The Petitioner in these proceedings under Article 226 of the Constitution of India has approached this Court making a grievance in regard to the functionality of the GSTN Portal, which according to the Petitioner, has prevented it from lodging/filing of a statutory appeal under the provisions of Section 107 of the Central Goods and Services Tax Act, 2017 (for short “the CGST Act”), in a situation wherein the Petitioner had intended to take the benefit of the voluntary deposit of the CGST made by the Petitioner under the provisions of sub-section (5) of Section 73 of the CGST Act, in relation to the compliance of the provisions of sub-section (6) of Section 107 of the CGST Act. Such provision mandates that no appeal shall be filed under sub-section (1) of Section 107 of the CGST Act, unless the appellant has paid in full such part of the amount of tax, interest, fine, fee and penalty arising from the impugned order, as admitted by him; and a sum equal to ten per cent of the remaining amount of tax in dispute arising from the said order, in relation to which an appeal is intended to be preferred.
2. To appreciate the contentions as urged by the Petitioner, it would be necessary to note the provisions of Section 73 of the CGST Act, which provide for determination of tax not paid or short paid or erroneously refunded, etc. and the provisions of Section 107 of the CGST Act, which provides for appeals to appellate authority.

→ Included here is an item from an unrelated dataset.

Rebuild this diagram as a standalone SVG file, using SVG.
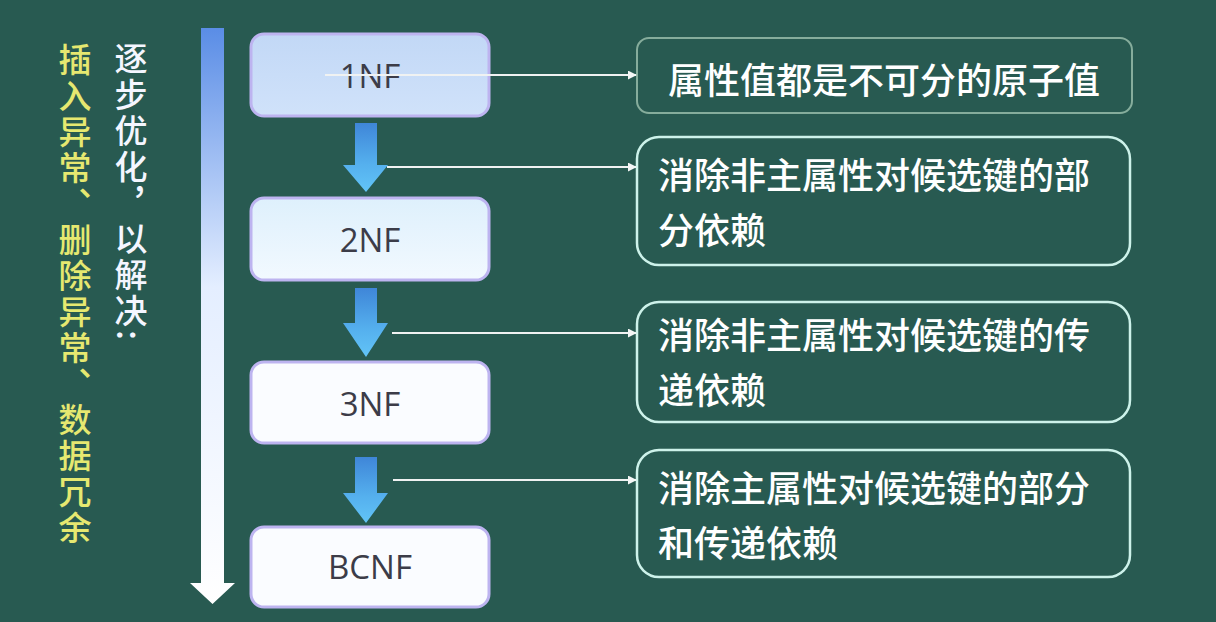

The said provisions reads thus:
“Section 73-Determination of tax not paid or short paid or erroneously refunded or input tax credit wrongly availed or utilised for any reason other than fraud or any wilful- misstatement or suppression of facts. –
(1) Where it appears to the proper officer that any tax has not been paid or short paid or erroneously refunded, or where input tax credit has been wrongly availed or utilised for any reason, other than the reason of fraud or any wilful-misstatement or suppression of facts to evade tax, he shall serve notice on the person chargeable with tax which has not been so paid or which has been so short paid or to whom the refund has erroneously been made, or who has wrongly availed or utilised input tax credit, requiring him to show cause as to why he should not pay the amount specified in the notice along with interest payable thereon under section 50 and a penalty leviable under the provisions of this Act or the rules made thereunder.

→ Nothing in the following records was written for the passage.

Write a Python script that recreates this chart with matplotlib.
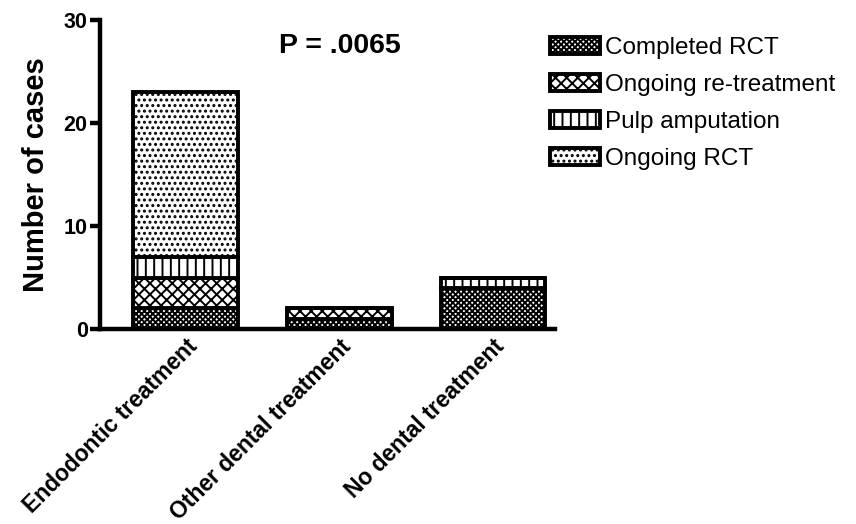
import numpy as np
import matplotlib
matplotlib.use("Agg")
import matplotlib.pyplot as plt

plt.rcParams['font.family'] = ['Liberation Sans', 'DejaVu Sans']
plt.rcParams['hatch.linewidth'] = 1.4

# Data
groups = ["Endodontic treatment", "Other dental treatment", "No dental treatment"]
series = ["Completed RCT", "Ongoing re-treatment", "Pulp amputation", "Ongoing RCT"]
completed_rct = [2, 1, 4]
ongoing_retreatment = [3, 1, 0]
pulp_amputation = [2, 0, 1]
ongoing_rct = [16, 0, 0]
hatches = ["xxxxxx", "XXX", "||", "..."]

fig = plt.figure(figsize=(8.56, 5.24), dpi=100)
ax = fig.add_axes([0.117, 0.372, 0.531, 0.590])

x = np.arange(len(groups))
bottom = np.zeros(len(groups))
handles = []
for vals, name, h in zip([completed_rct, ongoing_retreatment, pulp_amputation, ongoing_rct],
                         series, hatches):
    vals = np.array(vals, dtype=float)
    b = ax.bar(x, vals, width=0.68, bottom=bottom, color="white",
               edgecolor="black", linewidth=2.8, hatch=h, label=name)
    handles.append(b)
    bottom += vals

ax.set_xlim(-0.555, 2.4)
ax.set_ylim(0, 30)
ax.set_yticks([0, 10, 20, 30])
ax.set_xticks(x)
ax.set_xticklabels(groups, rotation=45, ha="right", rotation_mode="anchor",
                   fontsize=16.5, fontweight="bold")
for lab in ax.get_yticklabels():
    lab.set_fontweight("bold")
    lab.set_fontsize(15.5)
ax.set_ylabel("Number of cases", fontsize=21, fontweight="bold", labelpad=10)

for s in ["top", "right"]:
    ax.spines[s].set_visible(False)
for s in ["left", "bottom"]:
    ax.spines[s].set_linewidth(3.2)
ax.tick_params(axis="y", width=3.2, length=7, direction="out", pad=2)
ax.tick_params(axis="x", length=0, pad=4)

ax.text(0.527, 0.915, "P = .0065", transform=ax.transAxes, fontsize=20.5,
        fontweight="bold", ha="center", va="center")

fig.legend(handles=handles, loc="upper left", bbox_to_anchor=(0.643, 0.93),
           frameon=False, fontsize=17.5, handlelength=2.05, handleheight=0.7,
           handletextpad=0.2, labelspacing=0.62, borderpad=0, borderaxespad=0)

fig.savefig("out.png", dpi=100)
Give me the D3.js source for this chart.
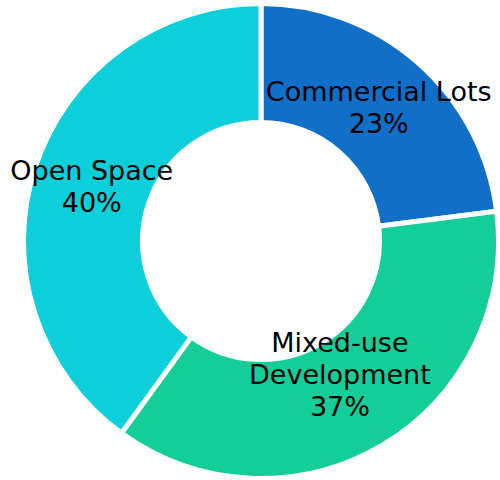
<!DOCTYPE html>
<html>
<head>
<meta charset="utf-8">
<script src="https://cdn.jsdelivr.net/npm/d3@7"></script>
<style>
  html, body { margin: 0; padding: 0; background: #fff; }
  svg { display: block; }
</style>
</head>
<body>
<svg id="chart" width="500" height="480"></svg>
<script>
// Land use breakdown (share of total area, %)
const categories = ["Commercial Lots", "Mixed-use Development", "Open Space"];
const shares = [23, 37, 40];
const colors = ["#116FC7", "#13CE99", "#0CCFDA"];

const width = 500, height = 480;
const cx = 261, cy = 241;
const outerR = 235, innerR = 121;
const gap = 5;               // white separator between slices
const fontSize = 27;
const lineHeight = 32;
const capHeight = fontSize * 0.72;

const svg = d3.select("#chart");
const g = svg.append("g").attr("transform", `translate(${cx},${cy})`);

const data = categories.map((c, i) => ({ name: c, value: shares[i], color: colors[i] }));

const pie = d3.pie().sort(null).value(d => d.value);
const arcs = pie(data);

// stroke is centred on the path edge, so widen the path by half the stroke
const arc = d3.arc()
  .innerRadius(innerR - gap / 2)
  .outerRadius(outerR + gap / 2);

g.selectAll("path.slice")
  .data(arcs)
  .join("path")
  .attr("class", "slice")
  .attr("d", arc)
  .attr("fill", d => d.data.color)
  .attr("stroke", "#fff")
  .attr("stroke-width", gap)
  .attr("stroke-linejoin", "miter");

// long names break onto two lines
function labelLines(d) {
  const lines = d.data.name.length > 16 ? d.data.name.split(" ") : [d.data.name];
  lines.push(Math.round(d.data.value) + "%");
  return lines;
}

const midR = (outerR + innerR) / 2;

g.selectAll("text.label")
  .data(arcs)
  .join("text")
  .attr("class", "label")
  .attr("text-anchor", "middle")
  .attr("font-family", "'DejaVu Sans', sans-serif")
  .attr("font-size", fontSize)
  .attr("fill", "#000")
  .each(function (d) {
    const lines = labelLines(d);
    // taller blocks are pulled toward the hole so they stay inside the ring
    const r = lines.length > 2 ? midR - 23 : midR;
    const [x, y] = d3.arc().innerRadius(r).outerRadius(r).centroid(d);
    const blockH = (lines.length - 1) * lineHeight + capHeight;
    const y0 = y - blockH / 2 + capHeight;
    d3.select(this).selectAll("tspan")
      .data(lines)
      .join("tspan")
      .attr("x", x)
      .attr("y", (t, i) => y0 + i * lineHeight)
      .text(t => t);
  });
</script>
</body>
</html>
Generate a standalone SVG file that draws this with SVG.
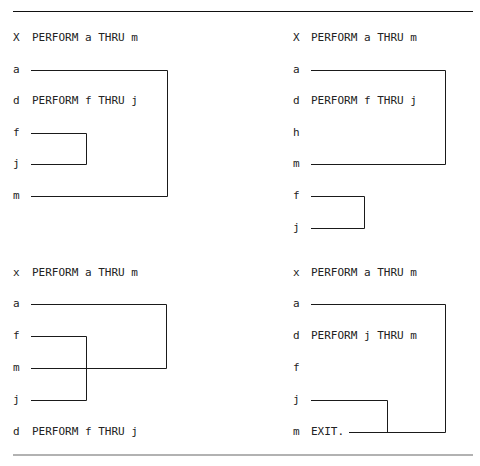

(2) The proper officer shall issue the notice under sub-section (1) at least three months prior to the time limit specified in sub-section (10) for issuance of order.
(3) Where a notice has been issued for any period under sub-section (1), the proper officer may serve a statement, containing the details of tax not paid or short paid or erroneously refunded or input tax credit wrongly availed or utilised for such periods other than those covered under sub-section (1), on the person chargeable with tax.
(4) The service of such statement shall be deemed to be service of notice on such person under sub-section (1), subject to the condition that the grounds relied upon for such tax periods other than those covered under sub-section (1) are the same as are mentioned in the earlier notice.
(5) The person chargeable with tax may, before service of notice under sub-section (1) or, as the case may be, the statement under sub-section (3), pay the amount of tax along with interest payable thereon under section 50 on the basis of his own ascertainment of such tax or the tax as ascertained by the proper officer and inform the proper officer in writing of such payment.
(6) The proper officer, on receipt of such information, shall not serve any notice under sub-section (1) or, as the case may be, the statement under sub-section (3), in respect of the tax so paid or any penalty payable under the provisions of this Act or the rules made thereunder.
(7) Where the proper officer is of the opinion that the amount paid under sub-section (5) falls short of the amount actually payable, he shall proceed to issue the notice as provided for in sub-section (1) in respect of such amount which falls short of the amount actually payable.
(8) Where any person chargeable with tax under sub-section (1) or sub-section (3) pays the said tax along with interest payable under section 50 within thirty days of issue of show cause notice, no penalty shall be payable and all proceedings in respect of the said notice shall be deemed to be concluded.
(9) The proper officer shall, after considering the representation, if any, made by person chargeable with tax, determine the amount of tax, interest and a penalty equivalent to ten per cent. of tax or ten thousand rupees, whichever is higher, due from such person and issue an order.
(10) The proper officer shall issue the order under sub-section (9) within three years from the due date for furnishing of annual return for the financial year to which the tax not paid or short paid or input tax credit wrongly availed or utilised relates to or within three years from the date of erroneous refund.